Yongkai Chen Co-Author
 
Ping Ma Co-Author
University of Georgia
 
Wenxuan Zhong Co-Author
University of Georgia
 
Luyang Fang First Author
University of Georgia
 
Luyang Fang Presenting Author
University of Georgia
 
Monday, Aug 4: 9:50 AM - 10:05 AM
1907 
Contributed Papers 
Music City Center 
Knowledge distillation is a powerful method for model compression, enabling the efficient deployment of complex deep learning models (teachers), including large language models. However, its statistical mechanisms remain unclear, and uncertainty evaluation is often overlooked, especially in real-world scenarios requiring diverse teacher expertise.

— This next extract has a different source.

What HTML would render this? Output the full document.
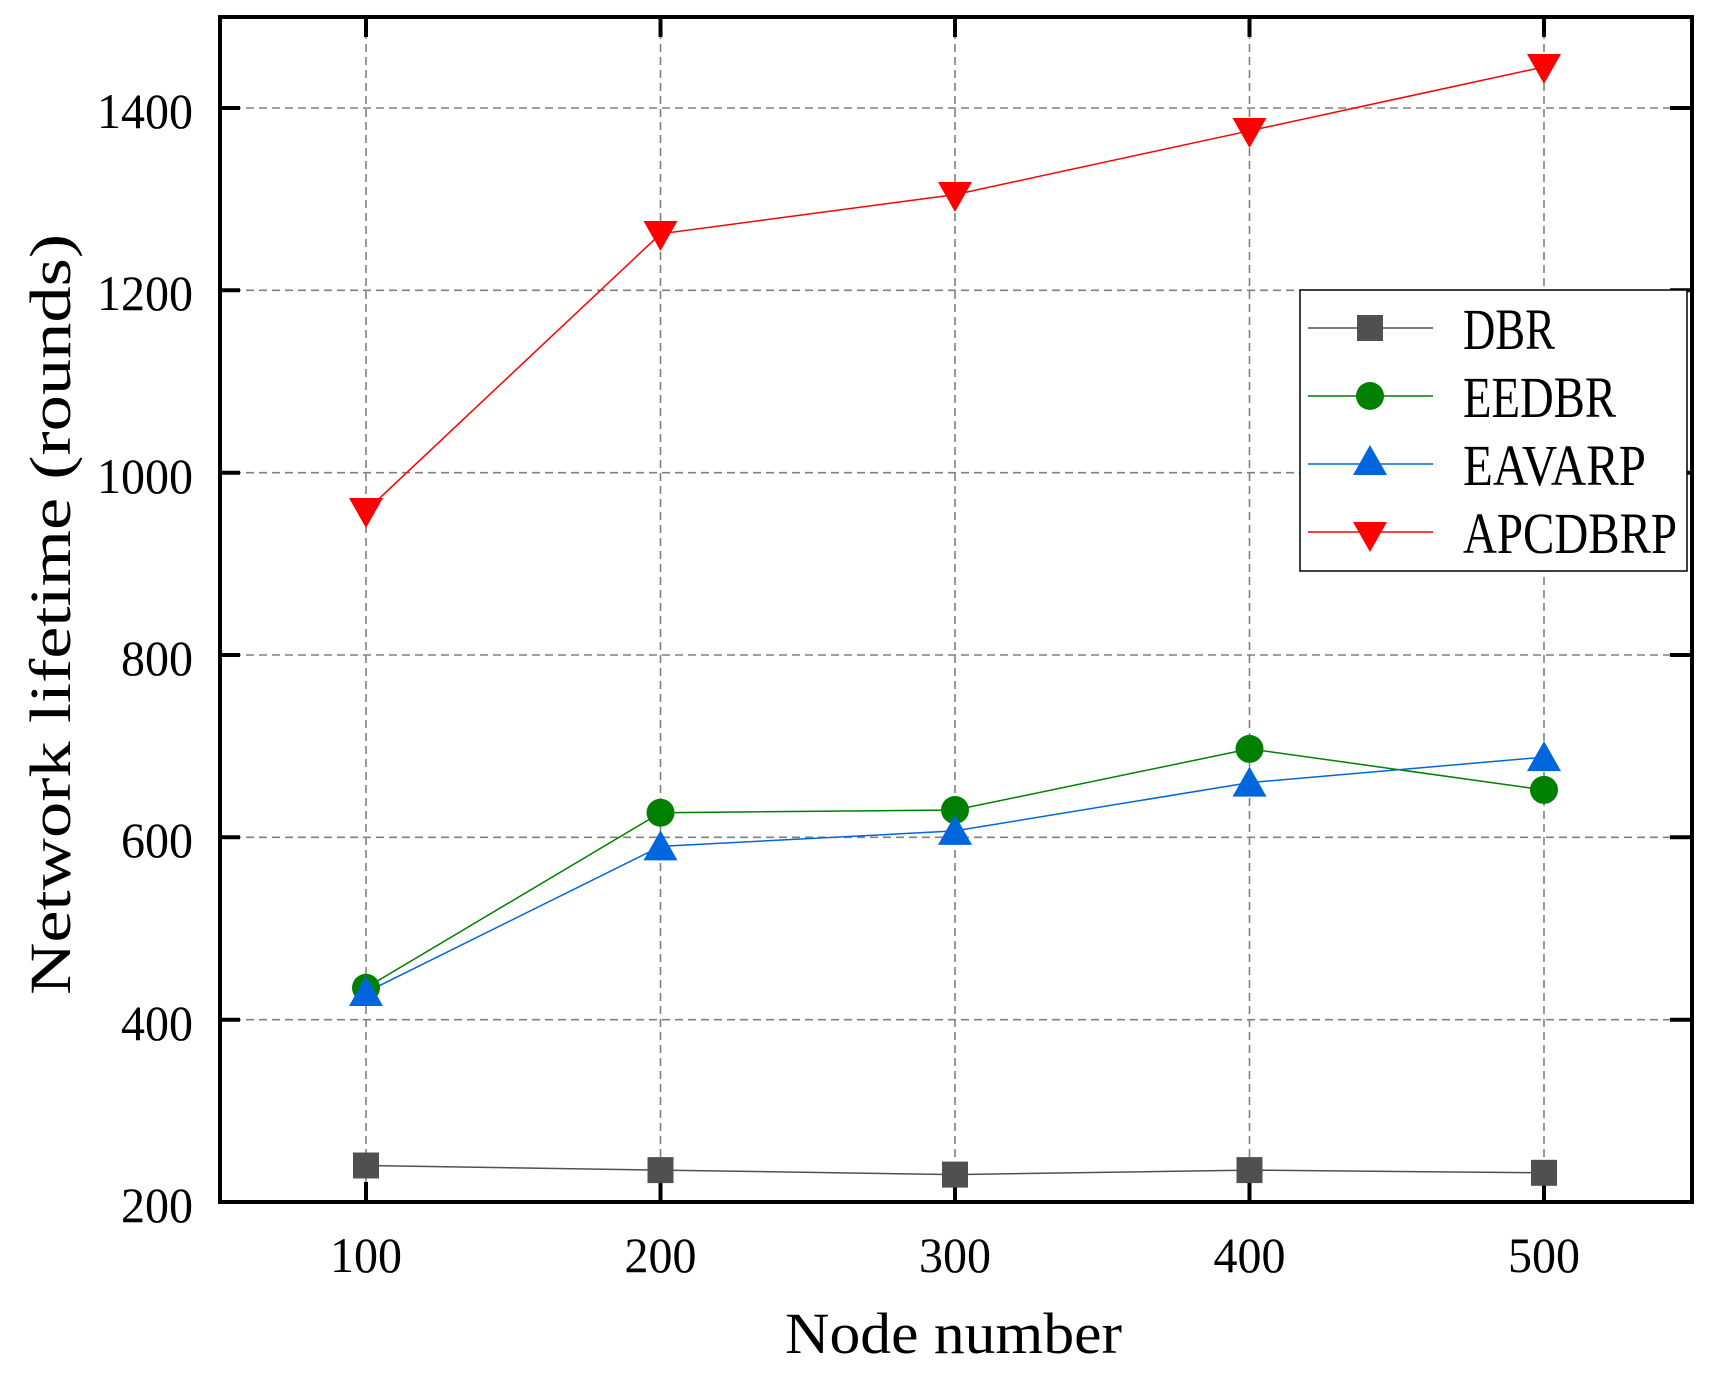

To address these challenges, we introduce Multi-Teacher Bayesian Knowledge Distillation (MT-BKD), where a distilled student model learns from multiple teachers within the Bayesian framework. Our approach leverages Bayesian inference to capture inherent uncertainty in the distillation process. We introduce a teacher-informed prior, integrating external knowledge from teacher models and training data, offering better generalization, robustness, and scalability. Additionally, an entropy-based weighting mechanism adjusts each teacher's influence, allowing the student to combine multiple sources of expertise effectively. MT-BKD enhances interpretability, improves predictive accuracy, and provides uncertainty quantification. Our experiments show improved performance and robust uncertainty quantification, highlighting the strengths of MT-BKD.

Keywords

Uncertainty Quantification

Large Language Models

Bayesian Priors

Image Classification

Protein Subcellular Prediction 

Main Sponsor

Section on Statistical Computing